Canada Arrests Huawei CFO for Violating US Sanctions on Iran -Report
Canada has arrested Huawei's global chief financial officer in Vancouver, where she is facing extradition to the United States on suspicion she violated US sanctions against Iran, the Globe and Mail newspaper reported on Wednesday.
Meng Wanzhou, who is one of the vice chairs on the Chinese technology company's board and the daughter of company founder Ren Zhengfei, was arrested on Dec. 1 and a court hearing has been set for Friday, a Canadian Justice Department spokesman said, according to the Globe and Mail.
The shock arrest of Meng, 46, raises fresh doubts over a 90-day truce on trade struck between Presidents Donald Trump and Xi Jinping on Saturday - the day she was detained.
Her arrest, revealed late on Wednesday by Canadian authorities, is related to US sanctions, a person familiar with the matter said. Reuters was unable to determine the precise nature of the possible violations.
Sources told Reuters in April that US authorities have been investigating Huawei, the world's largest telecoms equipment maker, since at least 2016 for allegedly shipping US-origin products to Iran and other countries in violation of US export and sanctions laws.
The arrest and any potential sanctions on the world's second-biggest smartphone maker could have major repercussions on the global technology supply chain.
US stock futures and Asian shares tumbled as news of the arrest heightened the sense a major collision was brewing between the world's two largest economic powers, not just over tariffs but also over technological hegemony.
Huawei is not listed, but China's second-largest telecom equipment maker, ZTE Corp , sank nearly 6 percent in Hong Kong while most of the nearby national bourses lost at least 2 percent.

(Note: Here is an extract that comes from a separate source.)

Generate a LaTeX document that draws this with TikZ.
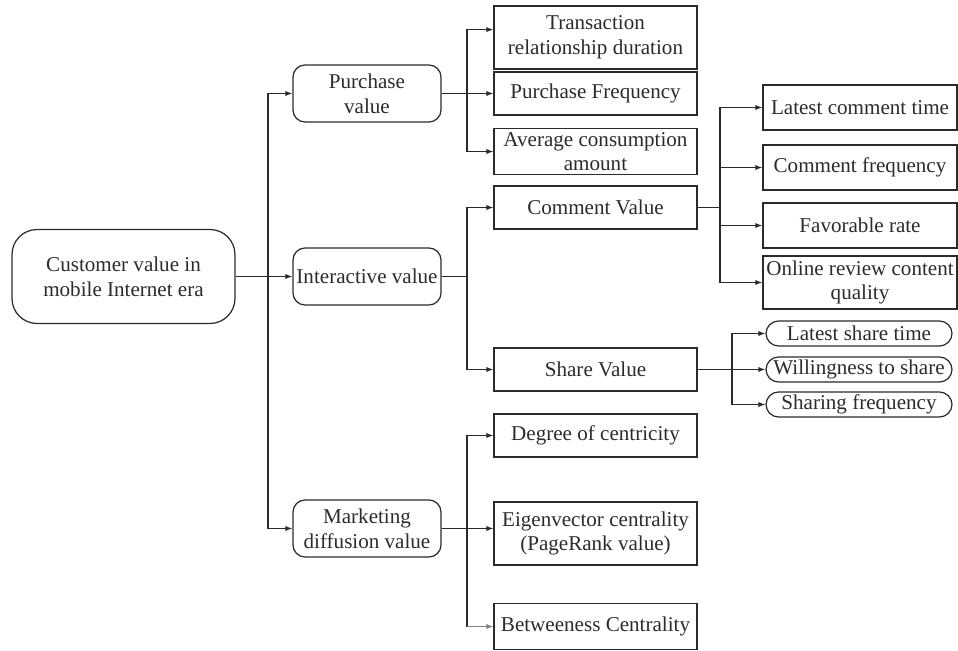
\documentclass[tikz,border=0pt]{standalone}
\usepackage{fontspec}
\setmainfont{Liberation Serif}
\usetikzlibrary{arrows.meta}
\definecolor{ink}{HTML}{2B2B2B}
\begin{document}
\begin{tikzpicture}[x=0.02cm,y=-0.02cm,font=\fontsize{12}{14}\selectfont,
	box/.style={draw=ink,text=ink,line width=0.7pt,align=center,inner sep=1pt,minimum width=4.06cm},
	rbox/.style={box,rounded corners=0.24cm,minimum width=2.96cm,minimum height=1.14cm},
	leaf/.style={box,minimum width=3.88cm},
	pill/.style={box,rounded corners=0.25cm,minimum width=3.72cm,minimum height=0.5cm},
	lnk/.style={draw=ink,line width=0.7pt},
	arr/.style={lnk,-{Latex[length=4pt,width=3pt]}}]
	\useasboundingbox (0,0) rectangle (958,650);
	\node[box,rounded corners=0.5cm,minimum width=4.46cm,minimum height=1.88cm] (root) at (123.5,276.5) {Customer value in\\mobile Internet era};
	\node[rbox] (pv) at (367,93.5) {Purchase\\value};
	\node[rbox] (iv) at (367,276.5) {Interactive value};
	\node[rbox] (mv) at (367,528.5) {Marketing\\diffusion value};
	\node[box,minimum height=1.26cm] (tr) at (595.5,37.5) {Transaction\\relationship duration};
	\node[box,minimum height=0.86cm] (pf) at (595.5,93.5) {Purchase Frequency};
	\node[box,minimum height=0.92cm] (ac) at (595.5,151.5) {Average consumption\\amount};
	\node[box,minimum height=0.86cm] (cv) at (595.5,207.5) {Comment Value};
	\node[box,minimum height=0.86cm] (sv) at (595.5,369.5) {Share Value};
	\node[box,minimum height=0.86cm] (dc) at (595.5,435.5) {Degree of centricity};
	\node[box,minimum height=1.26cm] (ev) at (595.5,533.5) {Eigenvector centrality\\(PageRank value)};
	\node[box,minimum height=0.92cm] (bc) at (595.5,626.5) {Betweeness Centrality};
	\node[leaf,minimum height=0.9cm] (lct) at (860,107.5) {Latest comment time};
	\node[leaf,minimum height=0.9cm] (cf) at (860,167.5) {Comment frequency};
	\node[leaf,minimum height=0.9cm] (fr) at (860,225.5) {Favorable rate};
	\node[leaf,minimum height=1.06cm] (orc) at (860,282.5) {Online review content\\quality};
	\node[pill] (lst) at (859,333.5) {Latest share time};
	\node[pill] (wts) at (859,369.5) {Willingness to share};
	\node[pill] (sf) at (859,404.5) {Sharing frequency};

	\coordinate (j1) at (268,276.5);
	\coordinate (j2) at (467,93.5);
	\coordinate (j3) at (467,276.5);
	\coordinate (j4) at (467,528.5);
	\coordinate (j5) at (720,207.5);
	\coordinate (j6) at (732,369.5);

	\draw[arr] (root.east) -- (iv.west);
	\draw[arr] (j1) |- (pv);
	\draw[arr] (j1) |- (mv);

	\draw[lnk] (pv.east) -- (j2);
	\draw[arr] (j2) |- ([yshift=4.5pt]tr.west);
	\draw[arr] (j2) -- (pf);
	\draw[arr] (j2) |- (ac);

	\draw[lnk] (iv.east) -- (j3);
	\draw[arr] (j3) |- (cv);
	\draw[arr] (j3) |- (sv);

	\draw[lnk] (mv.east) -- (j4);
	\draw[arr] (j4) |- (dc);
	\draw[arr] (j4) -- (ev.west |- j4);
	\draw[lnk] (j4) -- (j4 |- bc);
	\draw[arr,draw=gray] (j4 |- bc) -- (bc);

	\draw[lnk] (cv.east) -- (j5);
	\foreach \n in {lct,cf,fr,orc}
		\draw[arr] (j5) |- (\n);

	\draw[lnk] (sv.east) -- (j6);
	\foreach \n in {lst,wts,sf}
		\draw[arr] (j6) |- (\n);
\end{tikzpicture}
\end{document}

MSCI's benchmark for global stocks <.miwd00000pus> declined 0.61 percent, and US markets were on track to open lower by 1 percent or more. Investors stampeded for the safety of government debt, pushing the yield on the US 10-year Treasury note back below 2.9 percent to its lowest level in three months.
Huawei is already under intense scrutiny from US and other Western governments about its ties to the Chinese government, driven by concerns it could be used by the state for spying. It has been locked out of the United States and some other markets for telecom gear. Huawei has repeatedly insisted Beijing has no influence over it.
Huawei, which generated $93 billion in revenue last year, confirmed the arrest in a statement. "The company has been provided very little information regarding the charges and is not aware of any wrongdoing by Ms. Meng," it said.
She was detained when she was transferring flights in Canada, it added.
Chinese foreign ministry spokesman Geng Shuang told a daily briefing on Thursday that China had asked Canada and the United States for an explanation of Meng's arrest, but they have “not provided any clarification".
The Chinese consulate in Vancouver has been providing her assistance, he added, declining further comment. On Wednesday, China's embassy in Canada said it resolutely opposed the arrest and called for her immediate release.